If you're going to be pushing items to a Git LFS repository manually, you should also run git config --global credential.helper store

Run the following commands:

wandb login

and

huggingface-cli login

Follow the instructions to log in to both services.

Executing the training run

From the SimpleTuner directory, one simply has to run:

./train.sh

This will begin the text embed and VAE output caching to disk.

For more information, see the dataloader and tutorial documents.

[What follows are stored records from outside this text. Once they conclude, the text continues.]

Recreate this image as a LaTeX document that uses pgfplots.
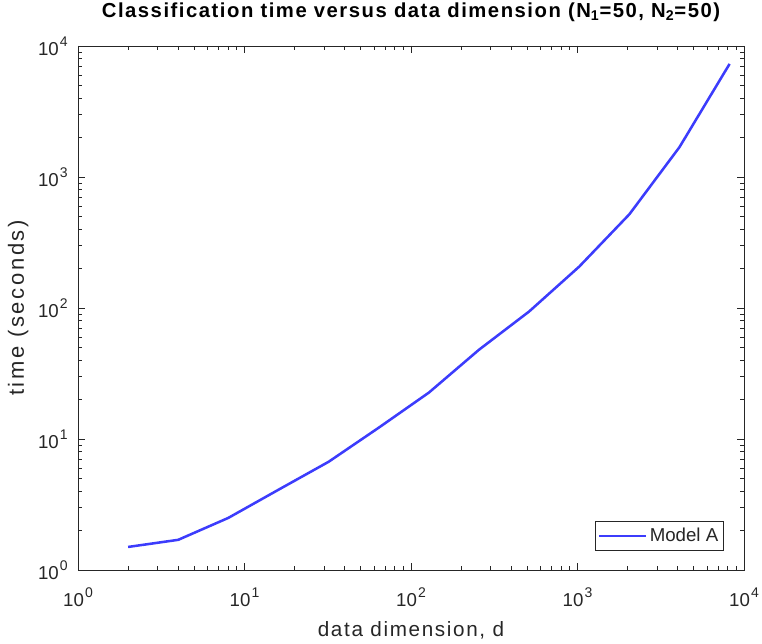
\documentclass[border=0pt]{standalone}
\usepackage{fontspec}
\setmainfont{Liberation Sans}
\usepackage{pgfplots}
\pgfplotsset{compat=1.18}
\definecolor{lineblue}{RGB}{60,60,252}
\definecolor{axgray}{RGB}{38,38,38}
\newcommand\ex[1]{10\kern0.8pt\raisebox{6.7pt}{\fontsize{10.5}{12}\selectfont #1}}

\begin{document}
\begin{tikzpicture}
\useasboundingbox (-58.5pt,-54.75pt) rectangle (513pt,427.5pt);
\begin{loglogaxis}[
  at={(0,0)}, anchor=south west,
  scale only axis,
  width=499.5pt, height=393pt,
  xmin=1, xmax=10000, ymin=1, ymax=10000,
  xtick={1,10,100,1000,10000},
  xticklabels={\ex{0},\ex{1},\ex{2},\ex{3},\ex{4}},
  ytick={1,10,100,1000,10000},
  yticklabels={\ex{0},\ex{1},\ex{2},\ex{3},\ex{4}},
  tick label style={font=\fontsize{14}{17}\selectfont, color=axgray, inner sep=0pt},
  xticklabel style={anchor=base, yshift=-27pt},
  yticklabel style={anchor=east, xshift=-7.5pt},
  tick align=inside,
  major tick length=5pt, minor tick length=3pt,
  every tick/.style={axgray, line width=0.6pt},
  axis line style={axgray, line width=0.7pt},
  title={Classification time versus data dimension (N\textsubscript{1}=50, N\textsubscript{2}=50)},
  title style={font=\fontsize{15.2}{18}\selectfont\bfseries\addfontfeatures{LetterSpace=7.5},
    at={(0.5,1)}, anchor=base, yshift=15.5pt, inner sep=0pt},
  xlabel={data dimension, d},
  xlabel style={font=\fontsize{15.5}{18}\selectfont\addfontfeatures{LetterSpace=8},
    color=axgray, at={(0.5,0)}, anchor=base, yshift=-50pt, inner sep=0pt},
  ylabel={time (seconds)},
  every axis y label/.style={at={(0,0.5)}, xshift=-40.5pt, rotate=90, anchor=base,
    font=\fontsize{16.5}{19}\selectfont\addfontfeatures{LetterSpace=12},
    color=axgray, inner sep=0pt},
  legend style={at={(0.97,0.0363)}, anchor=south east,
    font=\fontsize{14}{17}\selectfont, text=axgray, draw=axgray, line width=0.7pt,
    inner xsep=2pt, inner ysep=3pt},
  legend image code/.code={\draw[#1] (0pt,0pt) -- (35pt,0pt);},
  legend cell align=left,
]
\addplot[lineblue, line width=1.9pt] coordinates {
  (2,1.50) (4,1.70) (8,2.5) (16,4.1) (32,6.7) (64,12.2) (128,22.6)
  (256,48) (512,94) (1024,207) (2048,519) (4096,1690) (8192,7300)
};
\addlegendentry{Model A}
\end{loglogaxis}
\end{tikzpicture}
\end{document}
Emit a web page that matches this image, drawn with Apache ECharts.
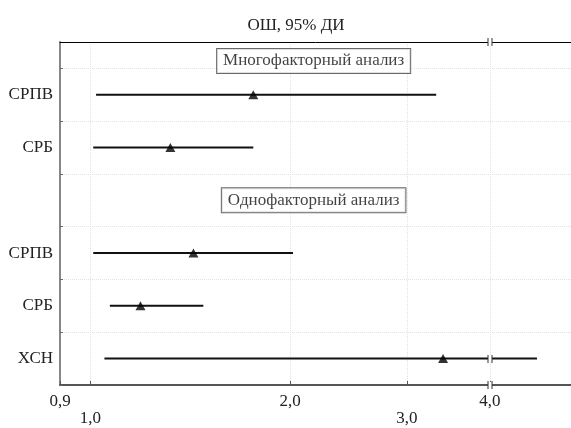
<!DOCTYPE html>
<html>
<head>
<meta charset="utf-8">
<script src="https://cdn.jsdelivr.net/npm/echarts@6/dist/echarts.min.js"></script>
<style>
  html, body { margin: 0; padding: 0; background: #fff; }
  #chart { width: 571px; height: 428px; }
</style>
</head>
<body>
<div id="chart"></div>
<script>
  "use strict";
  // rows from top to bottom, header rows have no values
  var rowNames = ['Многофакторный анализ', 'СРПВ', 'СРБ', 'Однофакторный анализ', 'СРПВ', 'СРБ', 'ХСН'];
  var isHeader = [true, false, false, true, false, false, false];
  var orLow = [null, 1.02, 1.01, null, 1.01, 1.07, 1.05];
  var orMid = [null, 1.76, 1.32, null, 1.43, 1.19, 3.40];
  var orHigh = [null, 3.32, 1.76, null, 2.02, 1.48, 4.71];
  var xTicks = [0.9, 1.0, 2.0, 3.0, 4.0];
  var breakAt = 4.0;

  var font = "'Liberation Serif', 'Times New Roman', serif";
  var headerX = 2.17;

  var bars = [], points = [], headers = [], labelRows = [];
  rowNames.forEach(function (name, i) {
    if (isHeader[i]) {
      headers.push([headerX, i === 0 ? 0.36 : i, name]);
    } else {
      bars.push([orLow[i], orHigh[i], i]);
      points.push([orMid[i], i]);
      labelRows.push(i);
    }
  });
  // break marks: top edge, bottom edge and the long ХСН line
  var breaks = [[breakAt, 0], [breakAt, rowNames.length - 0.5], [breakAt, rowNames.length - 1]];

  var tickRows = [];
  for (var k = 0; k < rowNames.length; k++) tickRows.push(k + 0.5);

  function fmt(v) {
    var s = Number(v).toFixed(1).replace('.', ',');
    // 1,0 and 3,0 sit on a second line
    if (Math.abs(v - 1) < 1e-6 || Math.abs(v - 3) < 1e-6) return '\n' + s;
    return s;
  }

  var option = {
    animation: false,
    title: {
      text: 'ОШ, 95% ДИ',
      left: 291, top: 12, textAlign: 'center',
      textStyle: { fontFamily: font, fontSize: 17, fontWeight: 'normal', color: '#222' }
    },
    grid: { left: 60, right: 0, top: 42, bottom: 43 },
    xAxis: [{
      type: 'log', min: 0.9, max: 5.3,
      axisLine: { onZero: false, lineStyle: { color: '#555', width: 2 } },
      axisTick: { inside: true, length: 4, customValues: xTicks, lineStyle: { color: '#555' } },
      axisLabel: {
        customValues: xTicks, formatter: fmt, margin: 8,
        fontFamily: font, fontSize: 17, color: '#222', lineHeight: 17
      },
      splitLine: { show: true, lineStyle: { color: '#e2e2e2', type: 'dotted' } }
    }, {
      type: 'log', min: 0.9, max: 5.3, position: 'top',
      axisLine: { onZero: false, lineStyle: { color: '#000', width: 1 } },
      axisTick: { show: false }, axisLabel: { show: false }, splitLine: { show: false }
    }],
    yAxis: {
      type: 'value', inverse: true, min: 0, max: rowNames.length - 0.5,
      axisLine: { show: true, onZero: false, lineStyle: { color: '#888', width: 2 } },
      axisTick: { show: true, inside: true, length: 3, customValues: tickRows, lineStyle: { color: '#666' } },
      axisLabel: {
        customValues: labelRows, margin: 7,
        formatter: function (v) { return rowNames[Math.round(v)]; },
        fontFamily: font, fontSize: 17, color: '#222'
      },
      splitLine: { show: true, lineStyle: { color: '#e2e2e2', type: 'dotted' } }
    },
    series: [{
      type: 'custom',
      data: bars,
      encode: { x: [0, 1], y: 2 },
      renderItem: function (params, api) {
        var a = api.coord([api.value(0), api.value(2)]);
        var b = api.coord([api.value(1), api.value(2)]);
        return {
          type: 'line',
          shape: { x1: a[0], y1: a[1], x2: b[0], y2: b[1] },
          style: { stroke: '#111', lineWidth: 2 }
        };
      }
    }, {
      type: 'scatter',
      data: points,
      symbol: 'triangle',
      symbolSize: [10, 9],
      itemStyle: { color: '#000' },
      z: 3
    }, {
      type: 'custom',
      data: breaks,
      clip: false,
      z: 4,
      renderItem: function (params, api) {
        var c = api.coord([api.value(0), api.value(1)]);
        var x = Math.round(c[0]), y = Math.round(c[1]);
        return {
          type: 'group',
          children: [
            { type: 'rect', shape: { x: x - 2, y: y - 3, width: 4, height: 6 }, style: { fill: '#fff' } },
            { type: 'line', shape: { x1: x - 2, y1: y - 4, x2: x - 2, y2: y + 4 }, style: { stroke: '#333', lineWidth: 1 } },
            { type: 'line', shape: { x1: x + 2, y1: y - 4, x2: x + 2, y2: y + 4 }, style: { stroke: '#333', lineWidth: 1 } }
          ]
        };
      }
    }, {
      type: 'scatter',
      data: headers,
      symbolSize: 0,
      z: 5,
      label: {
        show: true, position: 'inside',
        formatter: function (p) { return p.data[2]; },
        fontFamily: font, fontSize: 17, color: '#111',
        backgroundColor: '#fff', borderColor: '#444', borderWidth: 1,
        padding: [4, 6, 3, 6]
      }
    }]
  };

  var chart = echarts.init(document.getElementById('chart'));
  chart.setOption(option);
</script>
</body>
</html>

Notes & troubleshooting tips

Lowest VRAM config

Currently, the lowest VRAM utilisation can be attained with:

  • OS: Ubuntu Linux 24
  • GPU: A single NVIDIA CUDA device (10G, 12G)
  • System memory: 50G of system memory approximately
  • Base model precision: bnb-nf4
  • Optimiser: Lion 8Bit Paged, bnb-lion8bit-paged
  • Resolution: 1024px
  • Batch size: 1, zero gradient accumulation steps
  • DeepSpeed: disabled / unconfigured
  • PyTorch: 2.5.1
  • Using --quantize_via=cpu to avoid outOfMemory error during startup on <=16G cards.
  • Enable --gradient_checkpointing

NOTE: Pre-caching of VAE embeds and text encoder outputs may use more memory and still OOM. If so, text encoder quantisation can be enabled. VAE tiling may not work for Sana at this time.

Speed was approximately 1.4 iterations per second on a 4090.

Masked loss

If you are training a subject or style and would like to mask one or the other, see the masked loss training section of the Dreambooth guide.

Quantisation

Not tested thoroughly (yet).

Learning rates

LoRA (--lora_type=standard)

Not supported.

LoKr (--lora_type=lycoris)

  • Mild learning rates are better for LoKr (1e-4 with AdamW, 2e-5 with Lion)
  • Other algo need more exploration.
  • Setting is_regularisation_data has unknown impact/effect with Sana (not tested)

Image artifacts

Sana has an unknown response to image artifacts.

It's not currently known whether any common training artifacts will be produced or what the cause of these might be.

If any image quality issues arise, please open an issue on Github.

Aspect bucketing

This model has an unknown response to aspect bucketed data. Experimentation will be helpful.